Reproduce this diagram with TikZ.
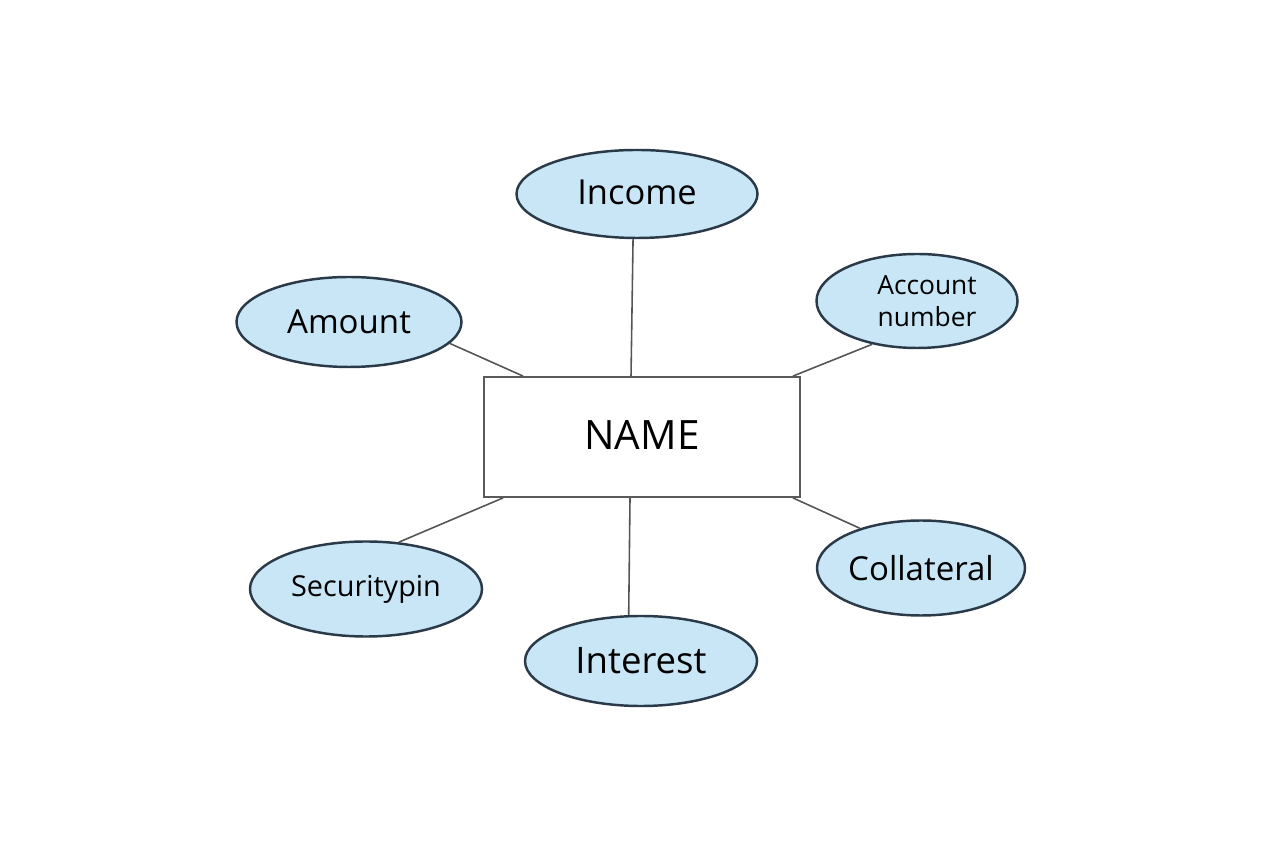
\documentclass[tikz,border=0pt]{standalone}
\usepackage{fontspec}
\setmainfont{Open Sans}
\usepackage{xcolor}
\usepackage{tikz}
\usetikzlibrary{shapes.geometric}
\definecolor{attrfill}{HTML}{C8E6F6}
\definecolor{attrline}{HTML}{2B3A48}
\definecolor{boxline}{HTML}{5A5A5A}
\definecolor{link}{HTML}{555555}
\tikzset{
  entity/.style={draw=boxline, line width=0.5pt, fill=white, inner sep=0pt,
    minimum width=3.16cm, minimum height=1.2cm, font=\fontsize{11.5}{13}\selectfont},
  attr/.style={ellipse, draw=attrline, line width=0.7pt, fill=attrfill, inner sep=0pt,
    font=\fontsize{9.4}{11}\selectfont, align=center},
  conn/.style={draw=link, line width=0.45pt}
}

\begin{document}
\begin{tikzpicture}
\useasboundingbox[fill=white] (0,0) rectangle (12.8,8.52);

% entity
\node[entity] (name) at (6.42,4.15) {\raisebox{0.04cm}{NAME}};

% attributes
\node[attr, minimum width=2.41cm, minimum height=0.88cm, font=\fontsize{9.8}{12}\selectfont] (income) at (6.37,6.58) {\raisebox{0.03cm}{Income}};
\node[attr, minimum width=2.25cm, minimum height=0.90cm] (amount) at (3.49,5.30) {Amount};
\node[attr, minimum width=2.01cm, minimum height=0.94cm, font=\fontsize{7.5}{9.2}\selectfont] (acct) at (9.17,5.51) {\hspace*{0.2cm}Account\\\hspace*{0.2cm}number};
\node[attr, minimum width=2.32cm, minimum height=0.95cm, font=\fontsize{8.2}{10}\selectfont] (secpin) at (3.66,2.63) {\raisebox{-0.03cm}{Securitypin}};
\node[attr, minimum width=2.32cm, minimum height=0.90cm, font=\fontsize{10.4}{12}\selectfont] (interest) at (6.41,1.91) {Interest};
\node[attr, minimum width=2.08cm, minimum height=0.95cm] (collat) at (9.21,2.84) {Collateral};

% links
\draw[conn] (income.-95) -- ([xshift=-0.11cm]name.north);
\draw[conn] (amount.-12) -- ([xshift=0.40cm]name.north west);
\draw[conn] (acct.-136) -- ([xshift=-0.08cm]name.north east);
\draw[conn] (secpin.55) -- ([xshift=0.20cm]name.south west);
\draw[conn] (interest.105) -- ([xshift=-0.12cm]name.south);
\draw[conn] (collat.147) -- ([xshift=-0.08cm]name.south east);
\end{tikzpicture}
\end{document}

Task instructions> Copy all the lines of data exactly as they appear, dropping any images.

Completed task>
Reproduce this diagram with TikZ.
\documentclass[tikz,border=0pt]{standalone}
\usepackage{fontspec}
\setmainfont{Open Sans}
\usepackage{xcolor}
\usepackage{tikz}
\usetikzlibrary{shapes.geometric}
\definecolor{attrfill}{HTML}{C8E6F6}
\definecolor{attrline}{HTML}{2B3A48}
\definecolor{boxline}{HTML}{5A5A5A}
\definecolor{link}{HTML}{555555}
\tikzset{
  entity/.style={draw=boxline, line width=0.5pt, fill=white, inner sep=0pt,
    minimum width=3.16cm, minimum height=1.2cm, font=\fontsize{11.5}{13}\selectfont},
  attr/.style={ellipse, draw=attrline, line width=0.7pt, fill=attrfill, inner sep=0pt,
    font=\fontsize{9.4}{11}\selectfont, align=center},
  conn/.style={draw=link, line width=0.45pt}
}

\begin{document}
\begin{tikzpicture}
\useasboundingbox[fill=white] (0,0) rectangle (12.8,8.52);

% entity
\node[entity] (name) at (6.42,4.15) {\raisebox{0.04cm}{NAME}};

% attributes
\node[attr, minimum width=2.41cm, minimum height=0.88cm, font=\fontsize{9.8}{12}\selectfont] (income) at (6.37,6.58) {\raisebox{0.03cm}{Income}};
\node[attr, minimum width=2.25cm, minimum height=0.90cm] (amount) at (3.49,5.30) {Amount};
\node[attr, minimum width=2.01cm, minimum height=0.94cm, font=\fontsize{7.5}{9.2}\selectfont] (acct) at (9.17,5.51) {\hspace*{0.2cm}Account\\\hspace*{0.2cm}number};
\node[attr, minimum width=2.32cm, minimum height=0.95cm, font=\fontsize{8.2}{10}\selectfont] (secpin) at (3.66,2.63) {\raisebox{-0.03cm}{Securitypin}};
\node[attr, minimum width=2.32cm, minimum height=0.90cm, font=\fontsize{10.4}{12}\selectfont] (interest) at (6.41,1.91) {Interest};
\node[attr, minimum width=2.08cm, minimum height=0.95cm] (collat) at (9.21,2.84) {Collateral};

% links
\draw[conn] (income.-95) -- ([xshift=-0.11cm]name.north);
\draw[conn] (amount.-12) -- ([xshift=0.40cm]name.north west);
\draw[conn] (acct.-136) -- ([xshift=-0.08cm]name.north east);
\draw[conn] (secpin.55) -- ([xshift=0.20cm]name.south west);
\draw[conn] (interest.105) -- ([xshift=-0.12cm]name.south);
\draw[conn] (collat.147) -- ([xshift=-0.08cm]name.south east);
\end{tikzpicture}
\end{document}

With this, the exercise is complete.